Sakamoto uses g-speak to create an interactive piece that responds to a user’s hand claps
RISD partners with
Japanese font developer Morisawa to explore creative leadership and innovation
through art and design
Does studying art and design make people more creative? And
does that creativity translate into innovation in the workplace? These were
among the many questions posed when RISD teamed up with Morisawa & Company Ltd., a
boutique Japanese font developer, to establish a Research Fellowship Program.
Together, the two organizations have embarked on a nine-month
experiment to develop the company’s most promising young employees into agile-minded
‘business designers’ – non-designers who incorporate design thinking into the
company’s business practices and drive new approaches to innovation.
RISD President John
Maeda has spoken to this idea as part of his push to integrate art
and design into the national innovation agenda. “Before, you’d make a perfect
product and then ship it,” he says. “Now, companies have to ship something
that’s not perfect and fix it while it’s out there. That requires a different kind
of business mind – one that can take risks, be adaptive and change.”
Though they may seem quite different on the surface, RISD
and Morisawa share certain underlying values. Both place a great deal of
emphasis on craft and designs made by hand. And like RISD, Morisawa is
continually trying to push the envelope and find new ways to innovate.
These shared values, coupled with a personal relationship between
Maeda and the company’s executive director Takeshi
Morisawa, led the two organizations to explore opportunities for
collaboration. The Research Fellowship Program involves selecting one Morisawa
employee each academic year (a second fellow has been named for 2011–12) to become
part of the RISD research and teaching environment, and to help build bridges
for sustained collaboration.
 Morisawa Research Fellow Keitaro Sakamoto |
Keitaro Sakamoto,
the first Morisawa research fellow, finished
his year-long cultural and educational immersion at RISD at the end of spring
semester. In addition to an intensive program of graduate-level Graphic Design and Digital+Media classes, he sat in on classes in a variety of other fields, reached out to faculty
across multiple disciplines, explored the Rhode Island arts community and became
fully engaged in his new environment, going so far as to keep a photo blog
on Flickr of all his meals, starting with a Haven
Brothers hot dog.
Working with his RISD mentors, Sculpture faculty member Lane Myer 80 GD and former Associate Provost David Bogen, Keitaro initiated and self-directed his studies
around his own interests, while being open to new opportunities and creative
risk-taking. It’s a strategy that paid off. With a love of anime but only a
basic high school-level art education, he threw himself into developing
sophisticated projects that incorporate typography, 3D design, motion and time.
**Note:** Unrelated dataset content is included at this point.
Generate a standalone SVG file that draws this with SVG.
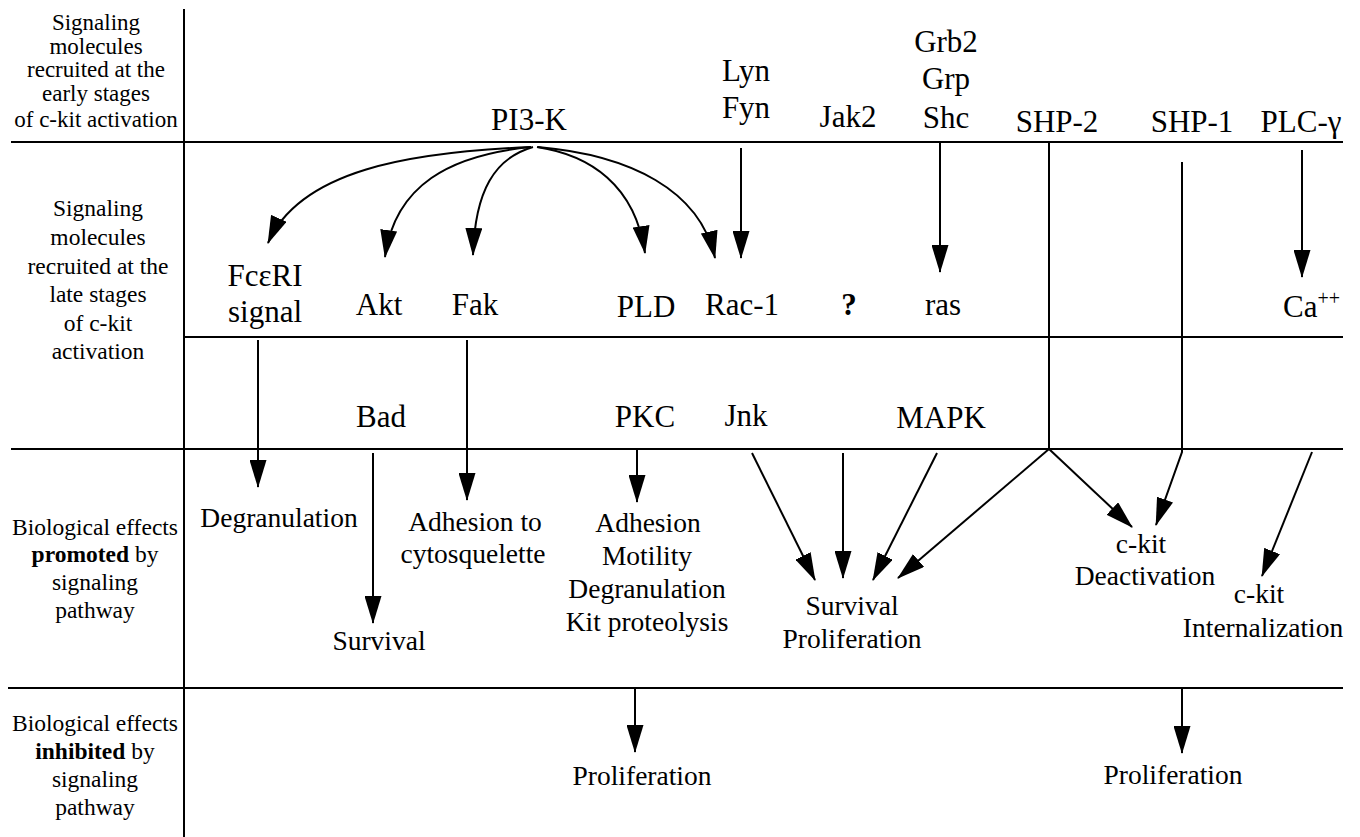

For example, over Wintersession, he learned both G-speak (an
experimental spatial operating environment) and Processing
(a programming language) in order to create the interactive piece holy clap, an animation that responds to a user’s hand claps.
Keitaro also took an analogue approach in working with
visiting designer Vaughan Oliver to
create a paper-based calendar. The time
constraints of the two-day workshop led him to develop an iterative way of
working, making small-scale samples to test and prototype his ideas.
“I always set very advanced goals, but I had no time,”
Keitaro explains. “At every step I found that ‘I can’t do that so I have to
change my mind.’ I think that changing my mind is also a starting point of
creativity; [it made me think about] how to show the same expression in different
ways. I didn’t throw away the initial idea and instead created an idea that is
more simplified.”
At RISD, Maeda noted, Keitaro discovered
the value of experimentation and the audacity to explore, which will enable him
to be agile and take risks when he returns to Japan.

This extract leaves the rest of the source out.